Boats, TV sets, and cooper are among the list of imports covered by $200 billion in new tariffs against China that the Trump administration announced Monday. The list is a lengthy grab bag of several hundred items, including large categories of consumer and bulk food, raw chemicals, and metals used in industry, personal-care items like perfumes, mattresses, toys, and much more.

This addition brings tariffs to about half of all goods imported from China to the U.S. Tariffs increase the cost of goods to U.S. buyers, and lead to higher prices for the same items from domestic producers and imports from countries that have avoided tariffs.

The surcharge starts at 10% later in September, and jumps to 25% by the end of 2018.

An anticipated and preliminary list of possible products appeared in July. The final list released today removed 300 items that include smartwatches, bike helmets, children’s playpens, some chemicals, and health and safety devices.

President Donald Trump said he imposed the tariffs to pressure China on business tactics that he said unfairly disadvantage American businesses. At the White House on Monday, he said the U.S. trade gap with China—the net between imported and exported goods between the two countries—was too large, and “We can’t do that anymore.”

A previous $50 billion round of tariffs imposed on Chinese imports largely affected products used by American manufacturers in producing goods. China imposed about $34 billion in retaliatory import charges.

The new $200 billion round directly imposes a surcharge on consumer electronics, kitchenwares, tools, and food. China has previously stated if America imposed this new larger set of taxes, China would place tariffs on American imports that total $60 billion.

So far, economists have found no broad negative or positive effect from earlier tariffs imposed on China, and on aluminum and steel imports from several countries. The effects are noticeable in particular categories, however. The price of washing machines in the U.S. increased 20 percent following tariffs on metal imports, and all appliances on average jumped 7%, for example.

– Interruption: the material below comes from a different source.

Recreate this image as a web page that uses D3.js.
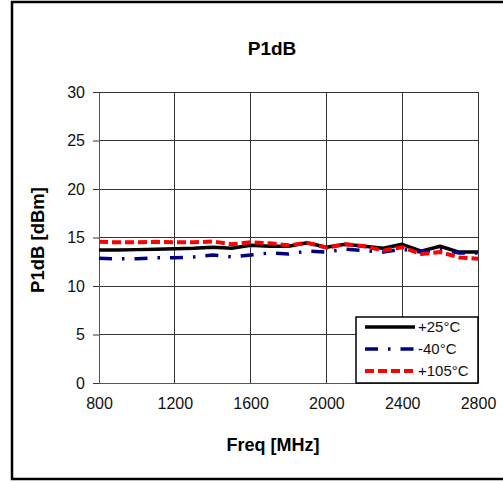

The U.S. Treasury had invited Chinese officials, including President Xi Jinping’s top economic adviser, to attend talks in Washington this week. But a deputy to that adviser said at a meeting on Sunday that China would not negotiate with the U.S. under pressure. No talks are currently scheduled.

A government collects tariffs as a form of import tax. Tariffs can be effective in narrow cases to offset government subsidies that create cheap exports to the U.S. and others to boost economic growth, a practice sometimes called “dumping,” or to protect endangered domestic industries that have national or cultural importance. Canada, for instance, imposes high tariffs on some imported dairy products as part of price supports for its farmers. But tariffs are also used as a trade weapon, in which a country heavy on imports, like the U.S., attempts to use the surcharge to force policy changes that diplomacy has failed to reach.

The World Trade Organization, to which both the U.S. and China are parties, has a complaints process that can allow the imposition of tariffs if the party claiming unfair trade proves its point, and the offending nation doesn’t change its policies. The Trump administration has bypassed the WTO on its tariffs, however.

The vast majority of economists say that tariffs increase the cost of goods to companies and consumers without a meaningful improvement for domestic industries that benefit from reduced competition, because the higher prices subsequently charged reduce demand.